Reynoldsburg consumers face water, sewer rate hikes
After several weeks of discussion, Reynoldsburg City Council gave final approval Feb. 25 to an extra charge that will increase water rates by an additional $1 per 1,000 gallons of water use and sewer rates by 50 cents per 1,000 gallons of use.
It will be the second increase since Jan. 1, when water rates were increased by 6 percent and sewer rates by 4 percent to cover additional charges by the city of Columbus, from which Reynoldsburg obtains its water.
The capital improvement project fee approved Monday is a separate charge that is expected to generate about $1.3 million that city officials said will be used to repair broken and damaged water and sewage lines.
Nathan Burd, director of public service, said the average resident uses 13,000 gallons of water per quarter.
"At that amount of usage, the proposed fee would cost $6.50 a month, or $19.50 a quarter," he said.
Burd said the CIP fee was proposed to generate enough funds to repair deteriorating water lines.
"Many of the water lines in the city are 50 to 60 years old," he said. "Over the last three years, 121 emergency main-break repairs have been completed by water department staff."
Burd said an estimated $1.68 million worth of water purchased from the city of Columbus is projected to be lost in 2013 because of leaks in Reynoldsburg's lines.
He said Reynoldsburg's recently approved capital improvement plan for 2013-17 identified more than $5.3 million worth of water projects and more than $2.6 million worth of sewer projects needed over the next five years.
The list includes replacing water main lines at Brauning Drive, Crest Street, Gilmore Drive, Marlan Avenue, Olde Mill Run, Red Fox Road, Roselawn Avenue, Sabre Avenue, Saratoga Avenue and at Astor Avenue and Lucks Road.
Burd said the city will start collecting the CIP fees in August as payments are being made for second-quarter billing covering April through June.
Because the city purchases water and sewer services from Columbus, rates could go up every year, Burd said.
"Establishing a CIP fee will allow us to direct that revenue to necessary projects and use the standard rates for operational expenses," he said. "This will enable us to minimize the annual increase required above and beyond the Columbus rates."
Councilman Cornelius McGrady III asked Burd and Mike Root, superintendent of water-wastewater, to try to come up with scenarios for senior-citizen and low-income discounts for the CIP fee.
Burd and Root came up with a few scenarios, including reducing the CIP rate to $1.35 per 1,000 gallons of usage for about 2,255 senior-citizen accounts, but the savings figured out to only 40 cents a month.
Exempting senior citizens entirely from the fee would produce a loss of about $108,240 in revenue each year, Burd said.
He said enacting any kind of discount would mean determining at what age senior citizens would qualify for a discount and the need to set up an enrollment process to show identification and proof of age.
Council also would need to determine whether to increase the CIP fee on non-seniors to cover the cost of the discounts, Burd said.
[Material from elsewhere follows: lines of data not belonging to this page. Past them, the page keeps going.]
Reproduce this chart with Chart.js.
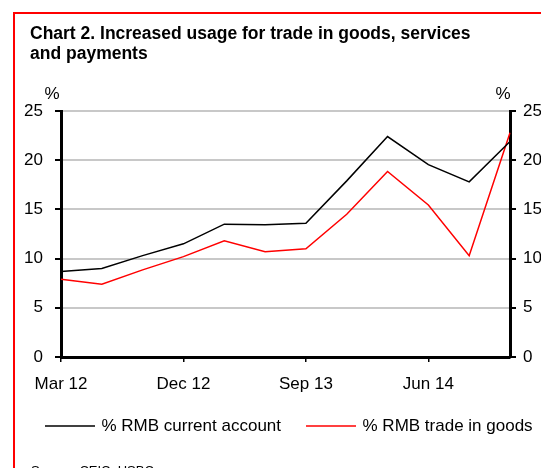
<!DOCTYPE html>
<html>
<head>
<meta charset="utf-8">
<script src="https://cdn.jsdelivr.net/npm/chart.js@4.4.1/dist/chart.umd.min.js"></script>
<style>
  html, body { margin: 0; padding: 0; background: #fff; overflow: hidden; }
  #wrap { width: 541px; height: 468px; position: relative; }
</style>
</head>
<body>
<div id="wrap"><canvas id="c" width="541" height="468"></canvas></div>
<script>
// Quarterly RMB settlement shares, %
const quarters = ['Mar 12', 'Jun 12', 'Sep 12', 'Dec 12', 'Mar 13', 'Jun 13',
                  'Sep 13', 'Dec 13', 'Mar 14', 'Jun 14', 'Sep 14', 'Dec 14'];
const currentAccount = [8.7, 9.0, 10.3, 11.5, 13.5, 13.45, 13.6, 17.9, 22.4, 19.55, 17.8, 21.9];
const tradeInGoods   = [7.9, 7.4, 8.85, 10.2, 11.8, 10.7, 11.0, 14.5, 18.85, 15.45, 10.3, 22.8];
const seriesNames = ['% RMB current account', '% RMB trade in goods'];
const yMin = 0, yMax = 25, yStep = 5;

const titleLines = ['Chart 2. Increased usage for trade in goods, services', 'and payments'];
const sourceText = 'Source: CEIC, HSBC';

const FONT = '"Liberation Sans", Arial, sans-serif';

// Frame, heading, unit markers, series key and source note
const decorations = {
  id: 'decorations',
  afterDraw(chart) {
    const ctx = chart.ctx;
    ctx.save();
    ctx.strokeStyle = '#ff0000';
    ctx.lineWidth = 2;
    ctx.beginPath();
    ctx.moveTo(14, 480);
    ctx.lineTo(14, 13);
    ctx.lineTo(541, 13);
    ctx.stroke();

    ctx.fillStyle = '#000';
    ctx.textBaseline = 'alphabetic';
    ctx.textAlign = 'left';
    ctx.font = 'bold 17.5px ' + FONT;
    ctx.fillText(titleLines[0], 30, 38.5);
    ctx.fillText(titleLines[1], 30, 59);

    ctx.font = '17px ' + FONT;
    ctx.textAlign = 'center';
    ctx.fillText('%', 52, 99);
    ctx.fillText('%', 503, 99);

    // series key, laid out in a single row
    ctx.textAlign = 'left';
    ctx.textBaseline = 'middle';
    let x = 45;
    const y = 426;
    chart.data.datasets.forEach(ds => {
      ctx.strokeStyle = ds.borderColor;
      ctx.lineWidth = ds.borderWidth;
      ctx.beginPath();
      ctx.moveTo(x, y);
      ctx.lineTo(x + 50, y);
      ctx.stroke();
      x += 50 + 6.5;
      ctx.fillText(ds.label, x, y);
      x += ctx.measureText(ds.label).width + 25;
    });

    ctx.textBaseline = 'alphabetic';
    ctx.font = '13px ' + FONT;
    ctx.fillText(sourceText, 31, 475);
    ctx.restore();
  }
};

const tickFont = { family: FONT, size: 17 };

new Chart(document.getElementById('c'), {
  type: 'line',
  data: {
    labels: quarters,
    datasets: [
      { label: seriesNames[0], data: currentAccount, borderColor: '#000000', backgroundColor: '#000000',
        borderWidth: 1.5, pointRadius: 0, tension: 0, yAxisID: 'y' },
      { label: seriesNames[1], data: tradeInGoods, borderColor: '#ff0000', backgroundColor: '#ff0000',
        borderWidth: 1.5, pointRadius: 0, tension: 0, yAxisID: 'y' }
    ]
  },
  options: {
    responsive: false,
    animation: false,
    devicePixelRatio: 1,
    layout: { padding: { left: 20, right: 0, top: 111, bottom: 75.5 } },
    plugins: {
      title: { display: false },
      tooltip: { enabled: false },
      legend: { display: false }
    },
    scales: {
      x: {
        type: 'category',
        offset: false,
        afterFit(scale) { scale.height = 35.5; },
        grid: { display: true, drawOnChartArea: false, drawTicks: true, tickLength: 5,
                color: '#000', lineWidth: 1.5 },
        border: { display: true, color: '#000', width: 3 },
        ticks: {
          autoSkip: false, maxRotation: 0, minRotation: 0, padding: 12,
          color: '#000', font: tickFont,
          callback: (v, i) => (i % 3 === 0 ? quarters[i] : null)
        }
      },
      y: {
        position: 'left',
        min: yMin, max: yMax,
        afterFit(scale) { scale.width = 41; },
        grid: { display: true, drawOnChartArea: true, drawTicks: true, tickLength: 6,
                color: '#c8c8c8', tickColor: '#000', lineWidth: 2 },
        border: { display: true, color: '#000', width: 3 },
        ticks: { stepSize: yStep, padding: 12, color: '#000', font: tickFont }
      },
      y2: {
        position: 'right',
        min: yMin, max: yMax,
        afterFit(scale) { scale.width = 31; },
        grid: { display: true, drawOnChartArea: false, drawTicks: true, tickLength: 6,
                color: '#000', lineWidth: 2 },
        border: { display: true, color: '#000', width: 3 },
        ticks: { stepSize: yStep, padding: 7, color: '#000', font: tickFont }
      }
    }
  },
  plugins: [decorations]
});
</script>
</body>
</html>
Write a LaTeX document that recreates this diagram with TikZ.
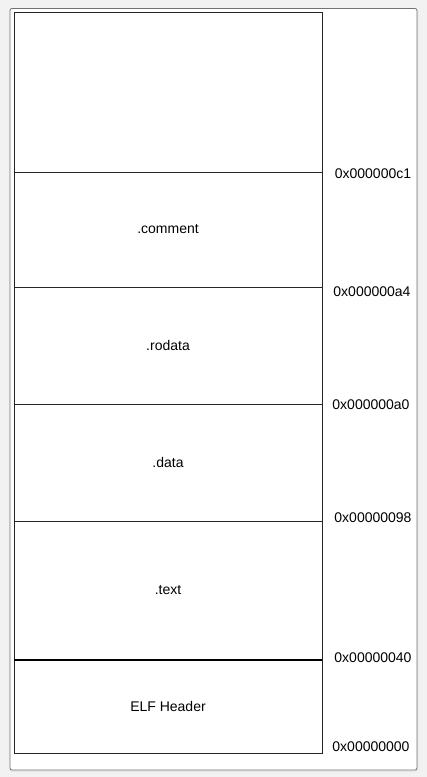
\documentclass[tikz,border=0pt]{standalone}
\usepackage{fontspec}
\setmainfont{Liberation Sans}
\begin{document}
\begin{tikzpicture}[x=1pt,y=-1pt,
  sect/.style={draw=black!85,line width=0.9pt,inner sep=0pt,minimum width=308pt,font=\fontsize{14}{16}\selectfont},
  addr/.style={inner sep=0pt,font=\fontsize{14}{16}\selectfont}]
\useasboundingbox (0,0) rectangle (427,777);
\fill[black!5] (0,0) rectangle (427,777);
\fill[black!9,rounded corners=2pt] (9.5,9.5) rectangle (418.5,772);
\draw[black!55,fill=white,line width=0.8pt,rounded corners=2pt] (10,8.5) rectangle (417,770);
\node[sect,minimum height=159.3pt] (top) at (168,92.35) {};
\node[sect,minimum height=115pt] (comment) at (168,229.5) {.comment};
\node[sect,minimum height=117pt] (rodata) at (168,345.5) {.rodata};
\node[sect,minimum height=117pt] (data) at (168,462.5) {.data};
\node[sect,minimum height=139pt] (text) at (168,590.5) {.text};
\node[sect,minimum height=93pt] (elf) at (168,706.5) {ELF Header};
\draw[line width=2pt] (elf.north west) -- (elf.north east);
\node[addr] (a1) at (373,174) {0x000000c1};
\node[addr] (a2) at (372,292) {0x000000a4};
\node[addr] (a3) at (371,405) {0x000000a0};
\node[addr] (a4) at (373,518) {0x00000098};
\node[addr] (a5) at (373,658) {0x00000040};
\node[addr] (a6) at (371,747) {0x00000000};
\end{tikzpicture}
\end{document}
If not, the city might not have enough funding to address water and sewer infrastructure needs, he said.
"Because the proposed CIP fee is based on usage, we would prefer to implement it without discounts, verify the amount of revenue it will produce and then, if possible, explore discounts," Burd wrote on a memo to council members.
Councilman Chris Long said he is continuing to work on a water conservation project that could help residents recoup some money from the higher water rates if they buy water-saving devices from the city's participating business partners.
"True Value and Lowe's have both signed on in extending a discount on the purchase of water-saving devices," Long said. "I see this as an opportunity for our citizens to work with us to reduce their water consumption."